En Azor, hay dos maneras distintas de hacer lo mismo, y una sola funciona. Yvan es un cuerpo entumecido bajo la apariencia de sobriedad y diplomacia; Keys es una fuerza carismática que entendió los códigos de una aristocracia decadente, y ahora es un fantasma. Dos banqueros suizos en su viaje al centro de la última dictadura argentina, al mundo cerrado del palco en el hipódromo, el campo terrateniente y el lujo vencido con pileta en el jardín.
Azor parte de un guion inteligente, construido sobre lo no dicho, un gran fuera de campo hecho de enigmas, pistas falsas y rumores contradictorios, que forman un relato subterráneo en el que se mueve un hombre de negocios en su tour de force por los miedos y angustias de una elite que ha perdido el monopolio del saqueo, el control de las víctimas de la represión.
Yvan de Weil (Fabrizio Rongione) trabaja para un banco privado de Suiza. Viaja con su esposa Ines (Stéphanie Cléau) a la Argentina en plena dictadura. Mientras va camino a su hotel, el país lo recibe con una muestra gratis de lo que pasa en las calles: dos jóvenes contra la pared, apuntados por rifles militares. Ines se conmueve: “Son solo niños”. El chofer es pura clase media argenta: “No se preocupen, en seguida nos dejan pasar”. Se llama Dante. Bienvenidos al infierno.
Pero en Azor Fontana evita todo cliché de espectacularidad de la violencia para crear un clima de tensión que no está sostenido por la acción, sino por sus comentarios. Yvan ha viajado para convencer a sus clientes de no retirar sus activos del banco, después de que desapareciera su socio Keys, la ausencia alrededor de la cual gira toda la trama. Porque Keys era el hombre que sabía demasiado, el que no sabía nada, el perverso, el que volvió a Suiza, el que está escondido en Argentina, el que se juntó con los zurdos, el cómplice de la Junta: un hombre del que sólo quedan versiones disonantes.
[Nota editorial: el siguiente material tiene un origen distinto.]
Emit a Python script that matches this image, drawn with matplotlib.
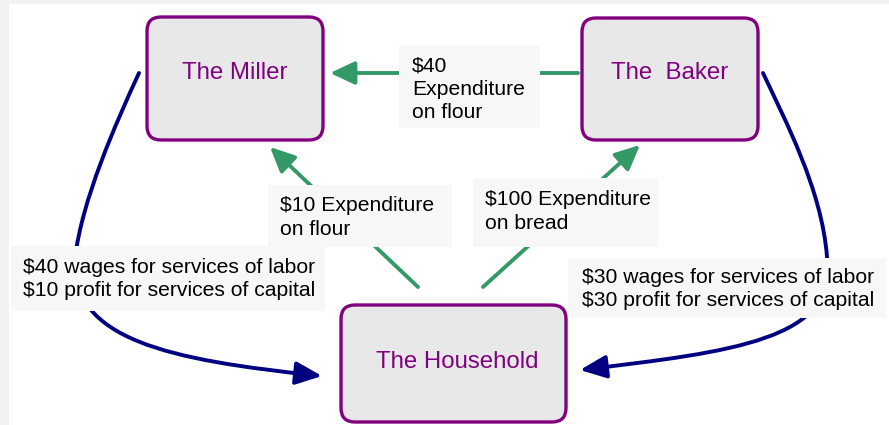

Azor, la ópera prima de Andreas Fontana
Un Rongione enorme, que despoja la actuación de cualquier accesorio -el estilo Bresson, que utilizó en sus películas con Eugene Green-, es capaz de transmitir todas las emociones de un personaje que lucha contra sí mismo, contra su pasividad y moderación naturales que le hacen perder clientes y el respeto de su esposa. Un cordero rodeado de lobos.
Va asimilando las maneras afectadas de sus anfitriones, desde la arrogancia de un empresario que ahora se dedica a sus caballos, la vulgaridad de su abogado -su jefe estaba apegado a Keys “como un adicto que le chupa la pija a su dealer”-, la nostalgia de un estanciero con una hija desaparecida, la soledad de una anciana que ya pasó sus días de gloria, el monseñor que habla de la necesaria “purificación” de la nación mientras hace inversiones de alto riesgo en Wall Street.
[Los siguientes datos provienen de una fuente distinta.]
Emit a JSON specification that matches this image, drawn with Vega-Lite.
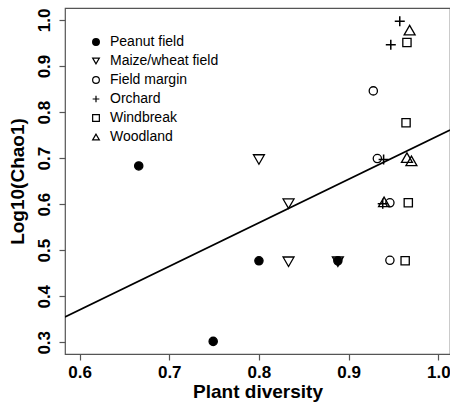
{
  "$schema": "https://vega.github.io/schema/vega-lite/v6.json",
  "width": 385,
  "height": 346,
  "autosize": {"type": "none"},
  "padding": {"left": 65, "top": 8, "right": 0, "bottom": 55},
  "background": "white",
  "config": {
    "font": "Liberation Sans",
    "view": {"stroke": "#555555", "strokeWidth": 1.2},
    "axis": {
      "domain": false,
      "grid": false,
      "tickColor": "#555555",
      "tickSize": 6,
      "tickWidth": 1.2,
      "labelFont": "Liberation Sans",
      "labelFontSize": 17,
      "labelFontWeight": "bold",
      "labelColor": "black",
      "titleFont": "Liberation Sans",
      "titleFontSize": 19,
      "titleFontWeight": "bold",
      "titleColor": "black"
    },
    "legend": {
      "title": null,
      "orient": "none",
      "legendX": 24,
      "legendY": 27,
      "padding": 0,
      "labelFont": "Liberation Sans",
      "labelFontSize": 14,
      "labelColor": "black",
      "labelOffset": 7,
      "rowPadding": 5,
      "symbolSize": 45,
      "symbolStrokeWidth": 1.2
    }
  },
  "datasets": {
    "points": [
      {"habitat": "Peanut field", "diversity": 0.666, "chao": 0.683},
      {"habitat": "Peanut field", "diversity": 0.749, "chao": 0.302},
      {"habitat": "Peanut field", "diversity": 0.800, "chao": 0.477},
      {"habitat": "Peanut field", "diversity": 0.888, "chao": 0.477},
      {"habitat": "Maize/wheat field", "diversity": 0.800, "chao": 0.697},
      {"habitat": "Maize/wheat field", "diversity": 0.833, "chao": 0.601},
      {"habitat": "Maize/wheat field", "diversity": 0.833, "chao": 0.475},
      {"habitat": "Maize/wheat field", "diversity": 0.888, "chao": 0.475},
      {"habitat": "Field margin", "diversity": 0.9275, "chao": 0.846},
      {"habitat": "Field margin", "diversity": 0.932, "chao": 0.699},
      {"habitat": "Field margin", "diversity": 0.946, "chao": 0.603},
      {"habitat": "Field margin", "diversity": 0.946, "chao": 0.478},
      {"habitat": "Orchard", "diversity": 0.957, "chao": 0.997},
      {"habitat": "Orchard", "diversity": 0.947, "chao": 0.946},
      {"habitat": "Orchard", "diversity": 0.939, "chao": 0.697},
      {"habitat": "Orchard", "diversity": 0.938, "chao": 0.601},
      {"habitat": "Windbreak", "diversity": 0.965, "chao": 0.951},
      {"habitat": "Windbreak", "diversity": 0.964, "chao": 0.777},
      {"habitat": "Windbreak", "diversity": 0.9665, "chao": 0.603},
      {"habitat": "Windbreak", "diversity": 0.963, "chao": 0.477},
      {"habitat": "Woodland", "diversity": 0.968, "chao": 0.978},
      {"habitat": "Woodland", "diversity": 0.965, "chao": 0.701},
      {"habitat": "Woodland", "diversity": 0.970, "chao": 0.694},
      {"habitat": "Woodland", "diversity": 0.9395, "chao": 0.605}
    ],
    "fit": [
      {"diversity": 0.5838, "chao": 0.355},
      {"diversity": 1.013, "chao": 0.761}
    ]
  },
  "encoding": {
    "x": {
      "field": "diversity",
      "type": "quantitative",
      "title": "Plant diversity",
      "scale": {"domain": [0.5838, 1.013], "nice": false, "zero": false},
      "axis": {"values": [0.6, 0.7, 0.8, 0.9, 1.0], "format": ".1f", "labelPadding": 4, "titlePadding": 2}
    },
    "y": {
      "field": "chao",
      "type": "quantitative",
      "title": "Log10(Chao1)",
      "scale": {"domain": [0.2746, 1.026], "nice": false, "zero": false},
      "axis": {"values": [0.3, 0.4, 0.5, 0.6, 0.7, 0.8, 0.9, 1.0], "format": ".1f", "labelAngle": -90, "labelAlign": "center", "labelBaseline": "bottom", "labelPadding": 6, "titlePadding": 8}
    }
  },
  "layer": [
    {
      "data": {"name": "fit"},
      "mark": {"type": "line", "color": "black", "strokeWidth": 1.6, "clip": true},
      "encoding": {}
    },
    {
      "data": {"name": "points"},
      "transform": [{"filter": {"field": "habitat", "oneOf": ["Peanut field", "Field margin", "Windbreak"]}}],
      "mark": {"type": "point", "filled": false, "strokeWidth": 1.3, "opacity": 1, "size": 68, "clip": true},
      "encoding": {
        "shape": {
          "field": "habitat",
          "type": "nominal",
          "scale": {
            "domain": ["Peanut field", "Maize/wheat field", "Field margin", "Orchard", "Windbreak", "Woodland"],
            "range": ["circle", "triangle-down", "circle", "M-1,0H1M0,-1V1", "square", "triangle-up"]
          }
        },
        "fill": {
          "field": "habitat",
          "type": "nominal",
          "scale": {
            "domain": ["Peanut field", "Maize/wheat field", "Field margin", "Orchard", "Windbreak", "Woodland"],
            "range": ["black", "transparent", "transparent", "transparent", "transparent", "transparent"]
          }
        },
        "stroke": {
          "field": "habitat",
          "type": "nominal",
          "scale": {
            "domain": ["Peanut field", "Maize/wheat field", "Field margin", "Orchard", "Windbreak", "Woodland"],
            "range": ["black", "black", "black", "black", "black", "black"]
          }
        }
      }
    },
    {
      "data": {"name": "points"},
      "transform": [{"filter": {"field": "habitat", "oneOf": ["Maize/wheat field", "Woodland"]}}],
      "mark": {"type": "point", "filled": false, "strokeWidth": 1.3, "opacity": 1, "size": 120, "clip": true},
      "encoding": {
        "shape": {"field": "habitat", "type": "nominal"},
        "fill": {"field": "habitat", "type": "nominal"},
        "stroke": {"field": "habitat", "type": "nominal"}
      }
    },
    {
      "data": {"name": "points"},
      "transform": [{"filter": {"field": "habitat", "oneOf": ["Orchard"]}}],
      "mark": {"type": "point", "filled": false, "strokeWidth": 1.5, "opacity": 1, "size": 100, "clip": true},
      "encoding": {
        "shape": {"field": "habitat", "type": "nominal"},
        "fill": {"field": "habitat", "type": "nominal"},
        "stroke": {"field": "habitat", "type": "nominal"}
      }
    }
  ]
}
“Eres mediocre porque tienes miedo”, le dice Inés, la personalidad fuerte en la pareja, la que parece haber nacido para tener una copa de champagne en la mano mientras escucha la tristeza de los ricos. Yvan trata de ser pragmático con una clase social que solo confía en los de su especie. El cambio es sutil, pero definitivo: debe evitar juzgarlos, eliminar todo rastro de la ética que le queda. Azor, en la jerga bancaria, es eso: callarse, cuidarse de lo que uno dice. En definitiva, el deporte preferido de la época: mirar para otro lado.
Azor es la opera prima de Andreas Fontana, que toma la mejor tradición del cuento de Hemingway y Quiroga para hacer dos relatos, uno el de Yvan y otro hecho de silencios, de murmullos, de cosas a dichas en voz baja.
Una película que trabaja en varios niveles de clandestinidad: el del régimen militar, el de la corrupción de una elite que saca su dinero de contrabando, el de Keys, una figura enigmática como el Harry Lime de The Third Man (Carol Reed, 1949) y compleja como Charles Foster de Citizen Kane (Orson Welles, 1941). Con una puesta en escena lúgubre -que hace recordar a La Ciénaga (Lucrecia Martel, 2001) y un guion sofisticado -con el aporte con conocimiento de causa de Mariano Llinás– Azor opera en la insinuación para hacer un thriller absorbente en el escenario de un país donde sólo queda una cosa por hacer: no decir nada. Say no more.